C’est dans la nuit du 31 juillet au 1 août 1993 que la Belgique a appris le décès du roi Baudouin à Motril en Espagne. Le choc fut immense. Baudouin I régnait sur le pays depuis 1951 et la plupart des Belges n’a connu que son règne. Les derniers mois de sa vie, bien qu’affaibli au niveau de sa santé, le roi Baudouin avait multiplié les visites sur le terrain : rencontre avec des personnes défavorisées dans un « resto du coeur », son combat contre la prostitution et la traite des êtres humains, visite des éboueurs à Bruxelles-Propreté ou encore un trajet en métro à Bruxelles. Autant d’apparitions où il s’était montré plus proche, plus accessible que jamais. Toujours à l’écoute, toujours avec un geste pour son interlocuteur.

Les personnes qui ont eu l’opportunité de rencontrer le roi Baudouin et d’échanger quelques mots avec lui, sont unanimes. On n’oublie jamais un tel instant et surtout le regard si pétillant du souverain qui faisait que vous vous sentiez au centre de ses préoccupations et de son attention.

Ce décès intervenu quelques jours après la Fête Nationale du 21 juillet plonge le pays dans un état de choc total. Malgré le fait que ce soit la période estivale, la foule afflue très rapidement devant les grilles du Palais royal de Bruxelles et apporte des fleurs en quantité y compris au château de Laeken ou au château de Ciergnon dans les Ardennes. Des drapeaux belges sont installés un peu partout, fait suffisamment rare que pour être souligné.

Le retour de la dépouille du souverain par avion à l’aéroport de Melsbrouck dans la nuit du 1 au 2 août 1993 se passe en présence d’une foule compacte tout le long du trajet entre Melsbrouck et le château de Laeken. La translation de la dépouille du souverain entre le château de Laeken et la Palais royal de Bruxelles avec une halte au Monument du Soldat inconnu est un moment d’intense émotion. Les Belges veulent être là et montrer tout leur soutien à la reine Fabiola. Quelqu’un criera même « Courage Madame la Reine », déclenchant une vague d’applaudissements.
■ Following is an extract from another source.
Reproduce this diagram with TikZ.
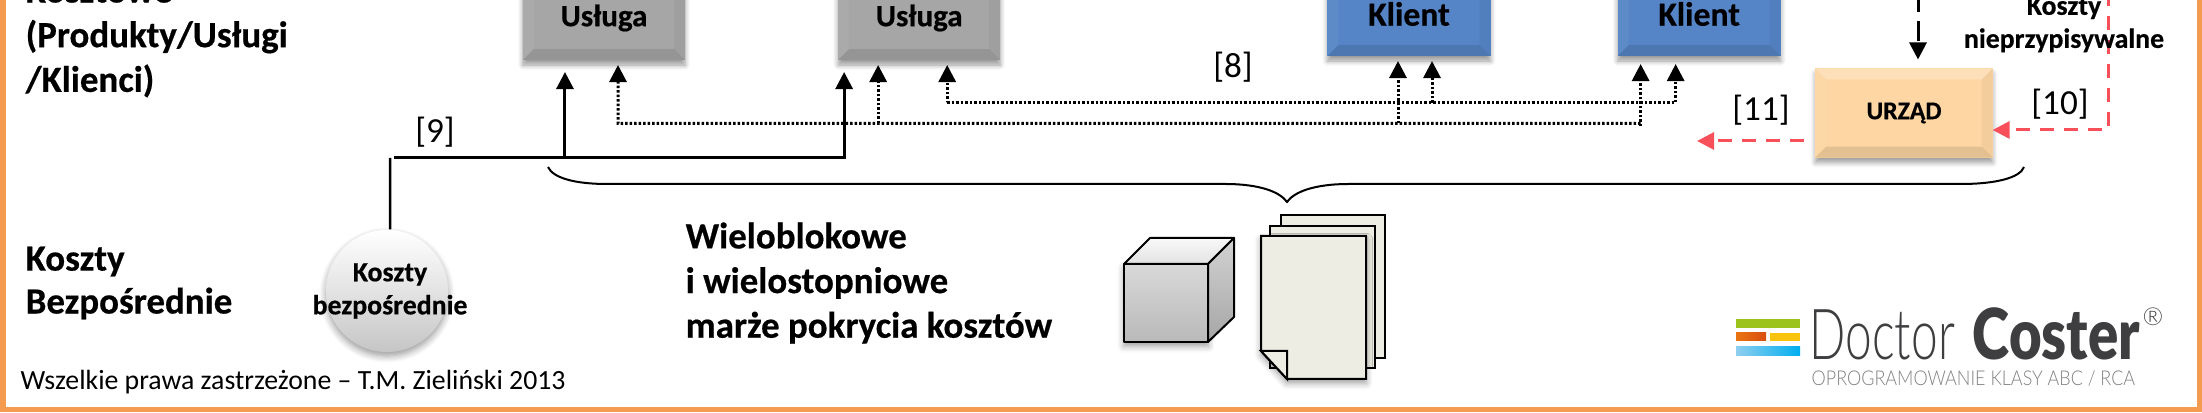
\documentclass[tikz,border=0pt]{standalone}
\usepackage{fontspec}
\setmainfont[BoldFeatures={FakeBold=0.5}]{Carlito}
\newfontfamily\logothin[FakeStretch=0.68]{Lato Light}
\newfontfamily\logotag[FakeStretch=0.88]{Lato Light}
\newfontfamily\logoreg{Lato Light}
\newfontfamily\logobold[FakeStretch=0.8]{Lato Black}
\usepackage{xcolor}
\usetikzlibrary{positioning, arrows.meta, calc, shadows.blur}
\definecolor{dcFrame}{HTML}{F59B4F}
\definecolor{dcGray}{HTML}{A6A6A6}
\definecolor{dcBlue}{HTML}{5585C6}
\definecolor{dcPeach}{HTML}{FDD6A3}
\definecolor{dcRed}{HTML}{F8505A}
\definecolor{dcPage}{HTML}{EEEDE3}
\definecolor{dcLogo}{HTML}{3E3D40}
\definecolor{dcBarGreen}{HTML}{9BC31C}
\definecolor{dcBarOrange}{HTML}{E87511}
\definecolor{dcBarRed}{HTML}{D94E0E}
\definecolor{dcBarYellow}{HTML}{F8C40E}
\definecolor{dcBarSky}{HTML}{8FCFEF}
\definecolor{dcBarCyan}{HTML}{00AEEF}

\begin{document}
\begin{tikzpicture}[
    x=0.01cm, y=-0.01cm,
    bevel/.style={path picture={
        \coordinate (bnw) at (path picture bounding box.north west);
        \coordinate (bne) at (path picture bounding box.north east);
        \coordinate (bsw) at (path picture bounding box.south west);
        \coordinate (bse) at (path picture bounding box.south east);
        \fill[white, opacity=.25] (bnw) -- (bne) -- ([shift={(-11,11)}]bne) -- ([shift={(11,11)}]bnw) -- cycle;
        \fill[black, opacity=.1] (bsw) -- (bse) -- ([shift={(-11,-11)}]bse) -- ([shift={(11,-11)}]bsw) -- cycle;
        \fill[white, opacity=.05] (bnw) -- (bsw) -- ([shift={(11,-11)}]bsw) -- ([shift={(11,11)}]bnw) -- cycle;
        \fill[black, opacity=.04] (bne) -- (bse) -- ([shift={(-11,-11)}]bse) -- ([shift={(-11,11)}]bne) -- cycle;
    }},
    box/.style={bevel, blur shadow={shadow xshift=0cm, shadow yshift=-.05cm, shadow blur steps=6, shadow blur radius=.05cm},
                inner sep=0pt, outer sep=0pt, align=center},
    grayblock/.style={box, fill=dcGray, minimum width=1.62cm, minimum height=.84cm, font=\fontsize{8.8}{10}\selectfont\bfseries},
    blueblock/.style={box, fill=dcBlue, minimum width=1.63cm, minimum height=.84cm, font=\fontsize{9.6}{11}\selectfont\bfseries},
    office/.style={box, fill=dcPeach, minimum width=1.77cm, minimum height=.89cm, font=\fontsize{7.3}{9}\selectfont\bfseries},
    heading/.style={inner sep=0pt, align=left, anchor=west, font=\fontsize{10.5}{12.7}\selectfont\bfseries},
    small/.style={inner sep=0pt, align=center, font=\fontsize{7.9}{9.4}\selectfont\bfseries},
    ref/.style={inner sep=0pt, font=\fontsize{10}{12}\selectfont},
    direct/.style={-{Triangle[length=.17cm, width=.17cm]}, line width=.03cm, black, shorten >=.12cm},
    alloc/.style={-{Triangle[length=.17cm, width=.17cm]}, line width=.03cm, black, dash pattern=on .025cm off .02cm, shorten >=.05cm},
    pool/.style={-{Triangle[length=.17cm, width=.17cm]}, line width=.03cm, black, dash pattern=on .2cm off .09cm, shorten >=.09cm},
    rdash/.style={-{Triangle[length=.17cm, width=.17cm]}, line width=.03cm, dcRed, dash pattern=on .14cm off .1cm},
    sheet/.style={draw=black, line width=.02cm, fill=dcPage},
    cubeside/.style={draw=black, line width=.02cm, line join=round},
]
\clip (0,0) rectangle (2202,413);

% --- Frame ---
\draw[dcFrame, line width=.05cm] (3,-20) rectangle (2199,410);

% --- Left headings ---
\node[heading] (hCost) at (25,38) {Kosztowe\\(Produkty/Usługi\\/Klienci)};
\node[heading, font=\fontsize{10.5}{12.2}\selectfont\bfseries] (hDirect) at (25,283) {Koszty\\Bezpośrednie};
\node[inner sep=0pt, anchor=west, font=\fontsize{7.9}{10}\selectfont] (rights) at (20,382) {Wszelkie prawa zastrzeżone -- T.M. Zieliński 2013};

% --- Service and client blocks ---
\node[grayblock] (uslA) at (604,18) {Usługa};
\node[grayblock, right=1.53cm of uslA] (uslB) {Usługa};
\node[blueblock] (klA) at (1409,14) {Klient};
\node[blueblock, right=1.27cm of klA] (klB) {Klient};
\node[office] (urzad) at (1904,113) {URZĄD};

% --- Direct costs ---
\node[circle, minimum size=1.22cm, inner sep=0pt, top color=white, bottom color=gray!45, middle color=gray!22,
      blur shadow={shadow xshift=0cm, shadow yshift=-.04cm, shadow blur steps=6}] (koszty) at (387,291) {};
\node[small, xshift=.03cm] (kosztyText) at (koszty) {Koszty\\bezpośrednie};

\coordinate (bus9) at (390,158);
\draw[line width=.025cm] ([xshift=.03cm]koszty.north) -- (bus9);
\draw[direct] ([xshift=.04cm]bus9) -| ([xshift=-.75cm]uslB.south);
\draw[direct] ([xshift=-.39cm]uslA.south |- bus9) -- ([xshift=-.39cm]uslA.south);
\node[ref, above=.1cm of bus9, xshift=.45cm] (ref9) {[9]};

% --- Dotted allocation lines ---
\coordinate (busLow) at (618,123.5);
\coordinate (busUp) at (947,103);
\draw[alloc] ([xshift=-.585cm,yshift=-.03cm]klB.south |- busLow) -| ([xshift=-.585cm,yshift=-.03cm]klB.south);
\draw[alloc] ([xshift=-.585cm]klB.south |- busLow) -- (busLow) -- ([xshift=.14cm]uslA.south);
\draw[alloc] ([xshift=-.41cm]uslB.south |- busLow) -- ([xshift=-.41cm]uslB.south);
\draw[alloc] ([xshift=-.11cm]klA.south |- busLow) -- ([xshift=-.11cm]klA.south);
\draw[alloc] (busUp) -| ([xshift=.28cm]uslB.south);
\draw[alloc] (busUp) -| ([xshift=-.235cm,yshift=-.03cm]klB.south);
\draw[alloc] ([xshift=.23cm]klA.south |- busUp) -- ([xshift=.23cm]klA.south);
\node[ref] (ref8) at (1233,67) {[8]};

% --- Unassignable costs and the office ---
\coordinate (poolIn) at (1918,-8);
\coordinate (redIn) at (2108,-8);
\coordinate (redCorner) at (2108,130);
\coordinate (redOut) at (1697,141);
\draw[pool] (poolIn) -- (poolIn |- urzad.north);
\draw[rdash] (redIn) -- (redCorner) -- (redCorner -| urzad.east);
\draw[rdash, shorten <=.11cm] (redOut -| urzad.west) -- (redOut);
\node[small] (nieprzyp) at (2064,24.5) {Koszty\\nieprzypisywalne};
\node[ref] (ref10) at (2060,104) {[10]};
\node[ref] (ref11) at (1761,110) {[11]};

% --- Brace ---
\draw[line width=.02cm] (548,167) .. controls (553,178) and (575,184) .. (607,184) -- (1225,184)
    .. controls (1260,184) and (1280,192) .. (1287,202) .. controls (1294,192) and (1314,184) .. (1349,184)
    -- (1961,184) .. controls (1995,184) and (2020,178) .. (2024,167);

% --- Multi-level margins ---
\node[heading] (marze) at (685,283) {Wieloblokowe\\i wielostopniowe\\marże pokrycia kosztów};

% --- Cube ---
\path[cubeside, top color=gray!30, bottom color=gray!55,
      blur shadow={shadow xshift=0cm, shadow yshift=-.04cm, shadow blur steps=5}] (1124,264) rectangle (1208,342);
\path[cubeside, top color=gray!5, bottom color=gray!22] (1124,264) -- (1150,238) -- (1234,238) -- (1208,264) -- cycle;
\path[cubeside, top color=gray!35, bottom color=gray!70] (1208,264) -- (1234,238) -- (1234,317) -- (1208,342) -- cycle;

% --- Stack of pages ---
\draw[sheet] (1281,215) rectangle (1385,358);
\draw[sheet] (1270,226) rectangle (1375,368);
\draw[sheet, blur shadow={shadow xshift=0cm, shadow yshift=-.04cm, shadow blur steps=5}]
    (1261,236) -- (1366,236) -- (1366,379) -- (1287,379) -- (1261,351) -- cycle;
\draw[sheet] (1261,351) -- (1287,351) -- (1287,379) -- cycle;

% --- Logo ---
\fill[dcBarGreen] (1736,319) rectangle (1800,328);
\path[left color=dcBarOrange, right color=dcBarRed] (1736,333) rectangle (1766,341);
\fill[dcBarYellow] (1770,333) rectangle (1800,341);
\path[left color=dcBarSky, right color=dcBarCyan] (1736,347) rectangle (1800,356);
\node[inner sep=0pt, anchor=base west, text=dcLogo, font=\fontsize{20}{22}\logothin] (doctor) at (1809,360) {Doctor};
\node[inner sep=0pt, anchor=base west, text=dcLogo, font=\fontsize{20}{22}\logobold] (coster) at (1972,360) {Coster};
\node[inner sep=0pt, text=dcLogo, font=\fontsize{7}{8}\logoreg] (regd) at (2153,317) {®};
\node[inner sep=0pt, anchor=west, text=gray, font=\fontsize{5.8}{7}\logotag] (tagline) at (1811,379) {OPROGRAMOWANIE KLASY ABC / RCA};
\end{tikzpicture}
\end{document}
La dépouille du Roi sera ensuite installée au Palais Royal de Bruxelles où les autorités défilèrent avant de laisser les citoyens se recueillir à leur tour. Des files d’une attente parfois de 10 heures se forment rapidement. La vue aux abords du palais est spectaculaire : une véritable marée humaine. Les services de secours seront mis à grande contribution en raison de la chaleur.
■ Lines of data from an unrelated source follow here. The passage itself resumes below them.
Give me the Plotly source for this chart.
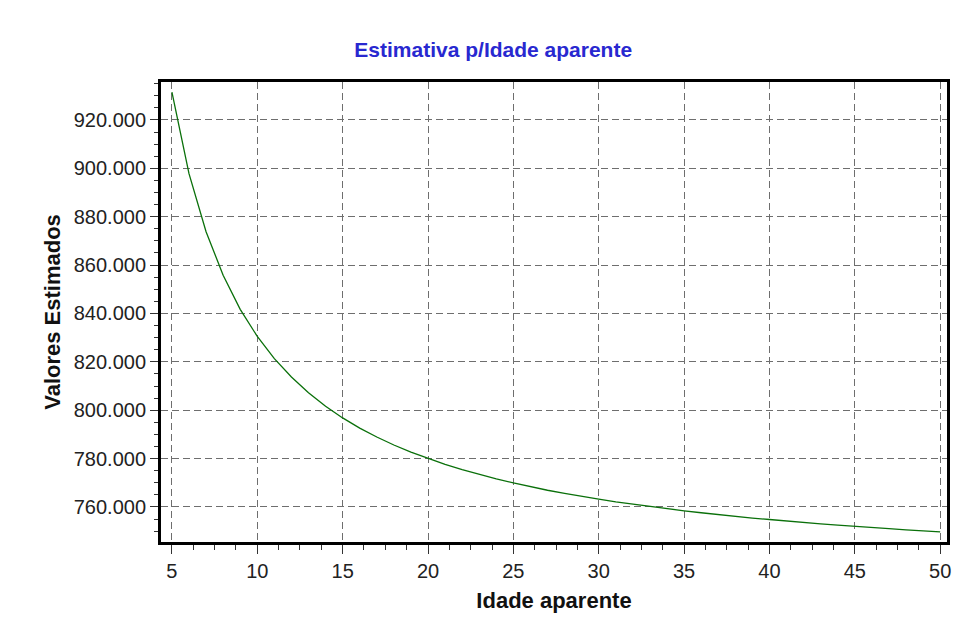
import plotly.graph_objects as go

idade = list(range(5, 51))
valores = [
    931500, 897800, 873800, 855800, 841700, 830500, 821300, 813700, 807200, 801600,
    796800, 792600, 788900, 785600, 782700, 780000, 777600, 775400, 773400, 771600,
    769900, 768300, 766900, 765600, 764300, 763200, 762100, 761100, 760100, 759200,
    758400, 757600, 756800, 756100, 755400, 754800, 754100, 753500, 753000, 752500,
    751900, 751500, 751000, 750500, 750100, 749700,
]
titulo = "Estimativa p/Idade aparente"
titulo_x = "Idade aparente"
titulo_y = "Valores Estimados"

fig = go.Figure()
fig.add_trace(go.Scatter(
    x=idade, y=valores, mode="lines",
    line=dict(color="#0a700a", width=1.3),
    showlegend=False, hoverinfo="skip",
))

font_family = "Liberation Sans, Arial, sans-serif"
grid = dict(showgrid=True, gridcolor="#6e6e6e", gridwidth=1, griddash="7px,4px")
axline = dict(showline=True, linecolor="black", linewidth=3, mirror=True, zeroline=False)

fig.update_layout(
    width=969, height=641,
    margin=dict(l=161, r=22, t=82, b=99),
    paper_bgcolor="white", plot_bgcolor="white",
    separators=",.",
    font=dict(family=font_family, color="#222222"),
    title=dict(
        text=f"<b>{titulo}</b>", font=dict(size=21, color="#2828d0", family=font_family),
        xref="container", yref="container", x=0.509, y=1 - 50 / 641,
        xanchor="center", yanchor="middle",
    ),
    xaxis=dict(
        range=[4.36, 50.4], tick0=0, dtick=5, ticks="outside", ticklen=9,
        tickwidth=1, tickcolor="#333",
        tickfont=dict(size=20, color="#222"),
        minor=dict(dtick=1.25, tick0=0, ticks="outside", ticklen=5, tickcolor="#333", showgrid=False),
        title=dict(text=f"<b>{titulo_x}</b>", font=dict(size=22, color="#111"), standoff=12),
        **grid, **axline,
    ),
    yaxis=dict(
        range=[745500, 935700], tick0=0, dtick=20000, tickformat=",d",
        ticks="outside", ticklen=8, tickwidth=1, tickcolor="#333",
        tickfont=dict(size=20, color="#222"),
        minor=dict(dtick=5000, tick0=0, ticks="outside", ticklen=4, tickcolor="#333", showgrid=False),
        title=dict(text=f"<b>{titulo_y}</b>", font=dict(size=22, color="#111"), standoff=8),
        **grid, **axline,
    ),
)

fig.write_html("out.html")
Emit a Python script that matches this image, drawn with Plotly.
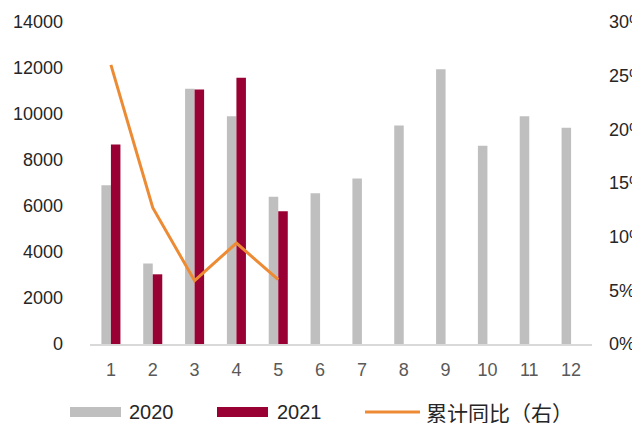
import plotly.graph_objects as go

months = ["1", "2", "3", "4", "5", "6", "7", "8", "9", "10", "11", "12"]
sales_2020 = [6900, 3500, 11100, 9900, 6400, 6550, 7200, 9500, 11950, 8620, 9900, 9400]
sales_2021 = [8670, 3030, 11070, 11580, 5770, None, None, None, None, None, None, None]
yoy_cum = [0.260, 0.127, 0.059, 0.094, 0.060]
yoy_months = months[:5]

C2020 = "#bfbfbf"
C2021 = "#990033"
CLINE = "#ed8b34"

W, H = 632, 423
L, R, T, B = 90, 40, 22, 79
PW, PH = W - L - R, H - T - B

def px(x):
    return (x - L) / PW

def py(y):
    return (H - B - y) / PH

fig = go.Figure()
fig.add_trace(go.Bar(x=months, y=sales_2020, name="2020", marker_color=C2020, marker_line_width=0))
fig.add_trace(go.Bar(x=months, y=sales_2021, name="2021", marker_color=C2021, marker_line_width=0))
fig.add_trace(go.Scatter(x=yoy_months, y=yoy_cum, name="累计同比（右）", mode="lines",
                         line=dict(color=CLINE, width=3), yaxis="y2"))

font = "Liberation Sans, Arial, sans-serif"
fig.update_layout(
    width=W, height=H,
    margin=dict(l=L, r=R, t=T, b=B, pad=0, autoexpand=False),
    paper_bgcolor="white", plot_bgcolor="white",
    barmode="group", bargap=0.545, bargroupgap=0,
    showlegend=False,
    font=dict(family=font),
    xaxis=dict(type="category", showgrid=False, zeroline=False, showline=True,
               linecolor="#d9d9d9", linewidth=2, ticks="", automargin=False,
               ticklabelstandoff=8,
               tickfont=dict(size=18, color="#595959", family=font)),
    yaxis=dict(range=[0, 14000], dtick=2000, showgrid=False, zeroline=False,
               showline=False, ticks="", tickformat="d", ticklabelstandoff=26,
               automargin=False,
               tickfont=dict(size=18, color="#262626", family=font)),
    yaxis2=dict(range=[0, 0.30], dtick=0.05, tickformat=".0%", overlaying="y", side="right",
                showgrid=False, zeroline=False, showline=False, ticks="", ticklabelstandoff=16,
                automargin=False,
                tickfont=dict(size=18, color="#262626", family=font)),
)

# custom legend
legend_y = 412
shapes = [
    dict(type="rect", xref="paper", yref="paper", x0=px(70), x1=px(121),
         y0=py(417), y1=py(407), fillcolor=C2020, line_width=0),
    dict(type="rect", xref="paper", yref="paper", x0=px(217), x1=px(268),
         y0=py(417), y1=py(407), fillcolor=C2021, line_width=0),
    dict(type="line", xref="paper", yref="paper", x0=px(365), x1=px(420),
         y0=py(legend_y), y1=py(legend_y), line=dict(color=CLINE, width=3)),
]
labels = [(127, "2020", 20), (275, "2021", 20), (424, "累计同比（右）", 21)]
annotations = []
for xpos, text, size in labels:
    annotations.append(dict(
        xref="paper", yref="paper", x=px(xpos), y=py(legend_y), text=text,
        showarrow=False, xanchor="left", yanchor="middle",
        font=dict(size=size, color="#262626",
                  family=("Noto Sans CJK SC" if not text.isdigit() else font))))
fig.update_layout(shapes=shapes, annotations=annotations)

fig.write_html("out.html",
               config={"displayModeBar": False},
               post_script="document.body.style.margin='0';document.body.style.overflow='hidden';")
Comme l’indiquera le Ministre de l’Intérieur de l’époque, Louis Tobback face à cette déferlante populaire : « On fait ce que l’on peut mais si toute la Belgique est ici, c’est vrai que cela devient difficile ».

Jour et nuit, les Belges resteront devant le Palais. La reine Fabiola fera quelques apparitions à l’une des fenêtres afin de remercier cet élan de soutien.

La veille des funérailles, des centaines de personnes campent devant le Palais royal afin d’être en bonne place pour le dernier adieu au roi. Un » B » comme Baudouin a été composé à partir des fleurs déposées par le public et est installé sur le perron du Palais.

Vêtue de blanc, couleur de l’espérance, la reine Fabiola entourée par son beau-frère Albert et sa belle-soeur Joséphine-Charlotte, préside le cortège funèbre. A pied, la famille royale et les invités royaux (les souverains espagnols, l’empereur et l’impératrice du Japon, le roi et la reine de Suède, la Famille grand-ducale, le prince Victor-Emmanuel et la princesse Marina de Savoie, la reine de Danemark et le prince Henrik, les princes de Liechtenstein,…) se rendent à la Cathédrale Saints Michel et Gudule, précédés par un impressionnant cortège de gerbes de fleurs.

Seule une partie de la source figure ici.